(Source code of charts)
[Start]
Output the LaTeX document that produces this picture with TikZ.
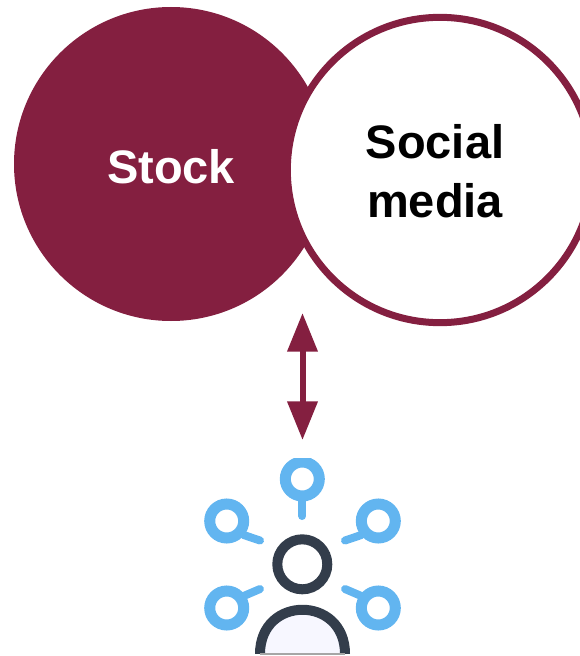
\documentclass[tikz,border=0pt]{standalone}
\usepackage{fontspec}
\setmainfont{Liberation Sans}
\usetikzlibrary{arrows.meta}
\definecolor{wine}{HTML}{841F40}
\definecolor{lensblue}{HTML}{62B5F0}
\definecolor{persondark}{HTML}{333D4B}
\tikzset{
  x=0.75pt,y=-0.75pt,
  bubble/.style={circle,inner sep=0pt,minimum size=235.5pt},
  label/.style={font=\bfseries\fontsize{35.25pt}{42pt}\selectfont,anchor=base,inner sep=0pt},
  biarrow/.style={wine,line width=4.5pt,{Triangle[length=29pt,width=22pt]}-{Triangle[length=29pt,width=22pt]},shorten <=0pt,shorten >=0pt},
  lens/.style={circle,draw=lensblue,line width=8.25pt,fill=white,inner sep=0pt,minimum size=25.5pt},
  handle/.style={draw=lensblue,line width=6pt,line cap=round},
  dark/.style={draw=persondark,line width=7.5pt}
}
\begin{document}
\begin{tikzpicture}
\useasboundingbox (0,0) rectangle (580,656);
\clip (0,0) rectangle (580,656);
\node[bubble,fill=wine] (stock) at (171,164) {};
\node[bubble,minimum size=229pt,fill=white,draw=wine,line width=5.25pt] (social) at (440,170) {};
\node[label,text=white] (stocktext) at (171,183) {Stock};
\node[label] (socialtext) at (435,159) {Social};
\node[label] (mediatext) at (435,217) {media};
\coordinate (atop) at (302.5,313);
\coordinate (abot) at (302.5,440);
\draw[biarrow] (atop) -- (abot);
% icon
\begin{scope}
\clip (190,458) rectangle (420,656);
\node[lens] (l1) at (302.3,479) {};
\node[lens] (l2) at (226.7,521) {};
\node[lens] (l3) at (378.3,521) {};
\node[lens] (l4) at (226.7,608) {};
\node[lens] (l5) at (378.3,608) {};
\coordinate (h1) at (302.3,516);
\coordinate (h2) at (260,540.5);
\coordinate (h3) at (345,540.5);
\coordinate (h4) at (260,589);
\coordinate (h5) at (345,589);
\draw[handle] (l1) ++(0,22) -- (h1);
\draw[handle] (l2) ++(17,14) -- (h2);
\draw[handle] (l3) ++(-17,14) -- (h3);
\draw[handle] (l4) ++(17,-12) -- (h4);
\draw[handle] (l5) ++(-17,-12) -- (h5);
\node[circle,dark,fill=white,inner sep=0pt,minimum size=37.5pt] (head) at (302.3,564.3) {};
\coordinate (bl) at (260,654);
\coordinate (br) at (345,654);
\draw[dark,fill=white!97!blue] (bl) .. controls (260,595) and (345,595) .. (br);
\draw[gray!70,line width=0.8pt] (bl) -- (br);
\end{scope}
\end{tikzpicture}
\end{document}
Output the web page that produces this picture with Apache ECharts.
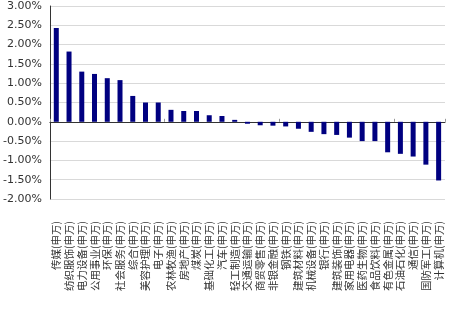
<!DOCTYPE html>
<html><head><meta charset="utf-8">
<script src="https://cdn.jsdelivr.net/npm/echarts@6/dist/echarts.min.js"></script>
<style>html,body{margin:0;padding:0;background:#fff}#c{width:472px;height:310px}</style>
</head><body><div id="c"></div>
<script>
const categories = ['传媒(申万)','纺织服饰(申万)','电力设备(申万)','公用事业(申万)','环保(申万)','社会服务(申万)','综合(申万)','美容护理(申万)','电子(申万)','农林牧渔(申万)','房地产(申万)','煤炭(申万)','基础化工(申万)','汽车(申万)','轻工制造(申万)','交通运输(申万)','商贸零售(申万)','非银金融(申万)','钢铁(申万)','建筑材料(申万)','机械设备(申万)','银行(申万)','建筑装饰(申万)','家用电器(申万)','医药生物(申万)','食品饮料(申万)','有色金属(申万)','石油石化(申万)','通信(申万)','国防军工(申万)','计算机(申万)'];
const values = [2.43,1.82,1.30,1.24,1.13,1.08,0.67,0.50,0.50,0.31,0.28,0.28,0.17,0.15,0.05,-0.05,-0.09,-0.10,-0.12,-0.18,-0.26,-0.32,-0.34,-0.41,-0.50,-0.50,-0.79,-0.83,-0.90,-1.11,-1.52];
const yMin = -2, yMax = 3, yStep = 0.5;

const chart = echarts.init(document.getElementById('c'));
const font = 'Noto Sans CJK SC';
chart.setOption({
  animation: false,
  grid: {left: 48, right: 27, top: 6, bottom: 111, containLabel: false},
  xAxis: [{
    type: 'category', data: categories, position: 'bottom',
    axisLine: {onZero: true, lineStyle: {color: '#333', width: 1}},
    axisTick: {show: true, inside: true, length: 3, lineStyle: {color: '#999'}},
    axisLabel: {show: false}
  },{
    type: 'category', data: categories, position: 'bottom',
    axisLine: {show: false, onZero: false},
    axisTick: {show: false},
    axisLabel: {show: true, rotate: 90, interval: 0, margin: 22, fontSize: 10.5, fontFamily: font, color: '#333'}
  }],
  yAxis: {
    type: 'value', min: yMin, max: yMax, interval: yStep,
    axisLine: {show: true, lineStyle: {color: '#333'}},
    axisTick: {show: false},
    splitLine: {lineStyle: {color: '#d9d9d9'}},
    axisLabel: {margin: 8, fontSize: 11, fontFamily: 'DejaVu Sans', color: '#333',
      formatter: v => v.toFixed(2) + '%'}
  },
  series: [{
    type: 'bar', data: values, xAxisIndex: 0, barWidth: 5,
    itemStyle: {color: '#000080'}
  }]
});
</script></body></html>
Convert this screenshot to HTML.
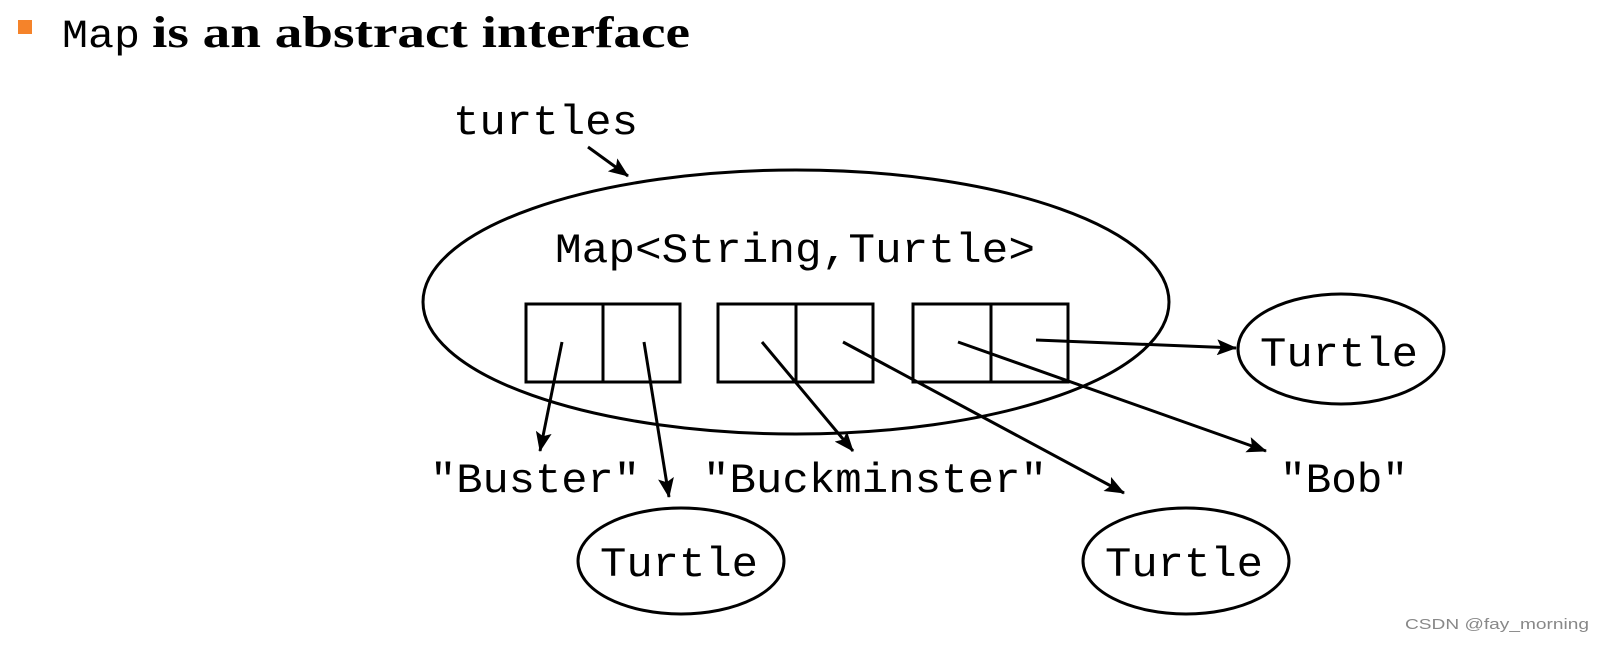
[End]
# [WORK TO BE COMPLETED]
Reproduce the material word for word. Any pictures should be left out of the copy.

# [EXERCISE RESULT]
Output the LaTeX document that produces this picture with TikZ.
\documentclass[tikz,border=0pt]{standalone}
\usepackage{fontspec}
\setmainfont{Liberation Sans}
\usetikzlibrary{arrows.meta}
\definecolor{wine}{HTML}{841F40}
\definecolor{lensblue}{HTML}{62B5F0}
\definecolor{persondark}{HTML}{333D4B}
\tikzset{
  x=0.75pt,y=-0.75pt,
  bubble/.style={circle,inner sep=0pt,minimum size=235.5pt},
  label/.style={font=\bfseries\fontsize{35.25pt}{42pt}\selectfont,anchor=base,inner sep=0pt},
  biarrow/.style={wine,line width=4.5pt,{Triangle[length=29pt,width=22pt]}-{Triangle[length=29pt,width=22pt]},shorten <=0pt,shorten >=0pt},
  lens/.style={circle,draw=lensblue,line width=8.25pt,fill=white,inner sep=0pt,minimum size=25.5pt},
  handle/.style={draw=lensblue,line width=6pt,line cap=round},
  dark/.style={draw=persondark,line width=7.5pt}
}
\begin{document}
\begin{tikzpicture}
\useasboundingbox (0,0) rectangle (580,656);
\clip (0,0) rectangle (580,656);
\node[bubble,fill=wine] (stock) at (171,164) {};
\node[bubble,minimum size=229pt,fill=white,draw=wine,line width=5.25pt] (social) at (440,170) {};
\node[label,text=white] (stocktext) at (171,183) {Stock};
\node[label] (socialtext) at (435,159) {Social};
\node[label] (mediatext) at (435,217) {media};
\coordinate (atop) at (302.5,313);
\coordinate (abot) at (302.5,440);
\draw[biarrow] (atop) -- (abot);
% icon
\begin{scope}
\clip (190,458) rectangle (420,656);
\node[lens] (l1) at (302.3,479) {};
\node[lens] (l2) at (226.7,521) {};
\node[lens] (l3) at (378.3,521) {};
\node[lens] (l4) at (226.7,608) {};
\node[lens] (l5) at (378.3,608) {};
\coordinate (h1) at (302.3,516);
\coordinate (h2) at (260,540.5);
\coordinate (h3) at (345,540.5);
\coordinate (h4) at (260,589);
\coordinate (h5) at (345,589);
\draw[handle] (l1) ++(0,22) -- (h1);
\draw[handle] (l2) ++(17,14) -- (h2);
\draw[handle] (l3) ++(-17,14) -- (h3);
\draw[handle] (l4) ++(17,-12) -- (h4);
\draw[handle] (l5) ++(-17,-12) -- (h5);
\node[circle,dark,fill=white,inner sep=0pt,minimum size=37.5pt] (head) at (302.3,564.3) {};
\coordinate (bl) at (260,654);
\coordinate (br) at (345,654);
\draw[dark,fill=white!97!blue] (bl) .. controls (260,595) and (345,595) .. (br);
\draw[gray!70,line width=0.8pt] (bl) -- (br);
\end{scope}
\end{tikzpicture}
\end{document}
Output the web page that produces this picture with Apache ECharts.
<!DOCTYPE html>
<html><head><meta charset="utf-8">
<script src="https://cdn.jsdelivr.net/npm/echarts@6/dist/echarts.min.js"></script>
<style>html,body{margin:0;padding:0;background:#fff}#c{width:472px;height:310px}</style>
</head><body><div id="c"></div>
<script>
const categories = ['传媒(申万)','纺织服饰(申万)','电力设备(申万)','公用事业(申万)','环保(申万)','社会服务(申万)','综合(申万)','美容护理(申万)','电子(申万)','农林牧渔(申万)','房地产(申万)','煤炭(申万)','基础化工(申万)','汽车(申万)','轻工制造(申万)','交通运输(申万)','商贸零售(申万)','非银金融(申万)','钢铁(申万)','建筑材料(申万)','机械设备(申万)','银行(申万)','建筑装饰(申万)','家用电器(申万)','医药生物(申万)','食品饮料(申万)','有色金属(申万)','石油石化(申万)','通信(申万)','国防军工(申万)','计算机(申万)'];
const values = [2.43,1.82,1.30,1.24,1.13,1.08,0.67,0.50,0.50,0.31,0.28,0.28,0.17,0.15,0.05,-0.05,-0.09,-0.10,-0.12,-0.18,-0.26,-0.32,-0.34,-0.41,-0.50,-0.50,-0.79,-0.83,-0.90,-1.11,-1.52];
const yMin = -2, yMax = 3, yStep = 0.5;

const chart = echarts.init(document.getElementById('c'));
const font = 'Noto Sans CJK SC';
chart.setOption({
  animation: false,
  grid: {left: 48, right: 27, top: 6, bottom: 111, containLabel: false},
  xAxis: [{
    type: 'category', data: categories, position: 'bottom',
    axisLine: {onZero: true, lineStyle: {color: '#333', width: 1}},
    axisTick: {show: true, inside: true, length: 3, lineStyle: {color: '#999'}},
    axisLabel: {show: false}
  },{
    type: 'category', data: categories, position: 'bottom',
    axisLine: {show: false, onZero: false},
    axisTick: {show: false},
    axisLabel: {show: true, rotate: 90, interval: 0, margin: 22, fontSize: 10.5, fontFamily: font, color: '#333'}
  }],
  yAxis: {
    type: 'value', min: yMin, max: yMax, interval: yStep,
    axisLine: {show: true, lineStyle: {color: '#333'}},
    axisTick: {show: false},
    splitLine: {lineStyle: {color: '#d9d9d9'}},
    axisLabel: {margin: 8, fontSize: 11, fontFamily: 'DejaVu Sans', color: '#333',
      formatter: v => v.toFixed(2) + '%'}
  },
  series: [{
    type: 'bar', data: values, xAxisIndex: 0, barWidth: 5,
    itemStyle: {color: '#000080'}
  }]
});
</script></body></html>
Convert this screenshot to HTML.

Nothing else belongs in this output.